Efforts to organize the Montana Tribal Tourism Alliance (MTTA) have been ongoing the past year, says Darrell Martin, tourism director for the Assiniboine and Gro Ventre tribes. Bylaws have been drawn up, interim officers are in place, and organizers are now seeking nonprofit status for the group. Formal incorporation is slated for next summer.
Nationwide commemoration of the Lewis and Clark Expedition will officially begin in 2003, and major events are expected to subside in 2006. Some analysts predict up to 9 million visitors could be drawn to Montana, all seeking a piece of the explorers’ lore.
Tribes don’t want to become lost in the crowds, especially considering that Lewis, Clark and their entourage relied heavily on Indian help. Another aspect that must not be forgotten, Martin and other tribal leaders say, is that the expedition cracked the lid for westward expansion, which nearly decimated tribes in its wake.
“We want to tell our story ourselves,” Martin explains, adding that the group will also focus on directing more tourists to reservation activities and businesses that are not connected to the bicentennial. “It all boils down to economics, and that’s one of the reasons for MTTA.”
Clint Blackwood, executive director of the Montana Lewis & Clark Bicentennial Commission, told a recent gathering of tribal leaders that the state is committed to working with them.

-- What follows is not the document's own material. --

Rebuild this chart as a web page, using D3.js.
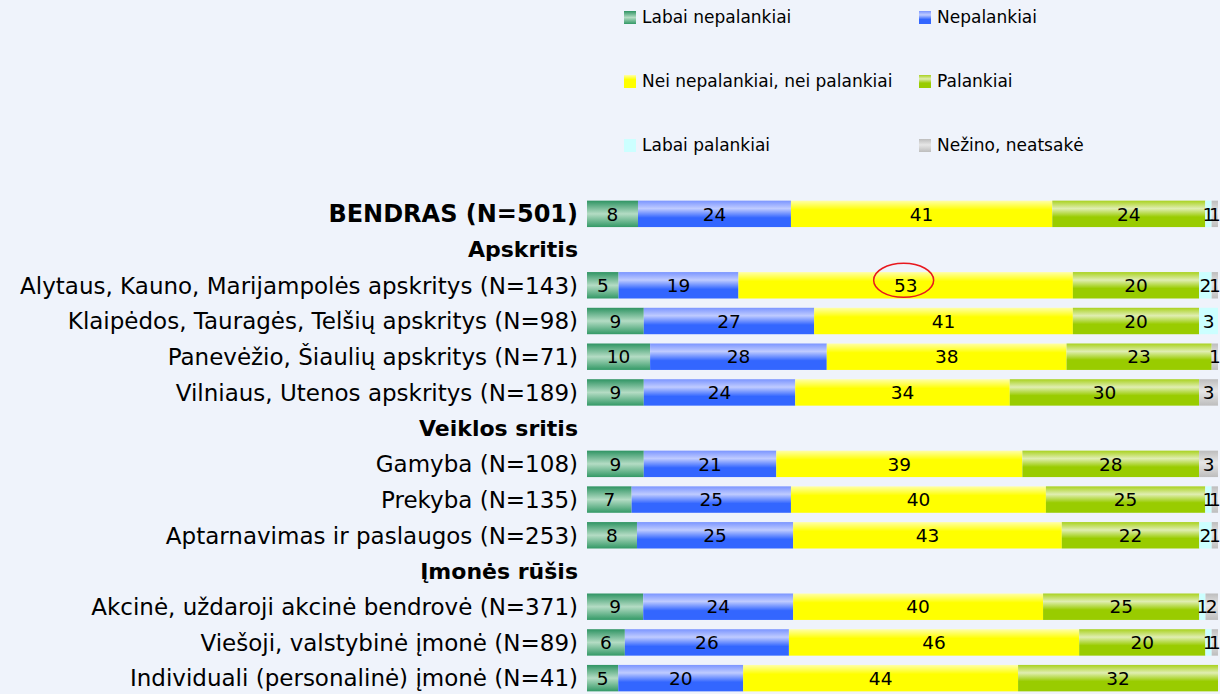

“We don’t want to be the ones trying to tell your story,” he said. “Our invitation is for you to share that with others. We’ll help you any way we can. You’re the ones in the driver’s seat.” Blackwood said if tribes want to steer clear of commemorative activities, that’s certainly their prerogative.
“But we don’t want to sit at a state commission level and decide for you,” he added. “We can’t. You can stand in the corner and throw rocks. The other side of it is to get involved.”
Blackwood noted that three American Indians—Martin, Curley Youpee from the Fort Peck Tribes, and Darrell Kipp from the Blackfeet Tribe—serve on the statewide commission. While the clock is ticking, he said, there’s still time for Indian leaders to chart their own commemorative paths, whatever they may be.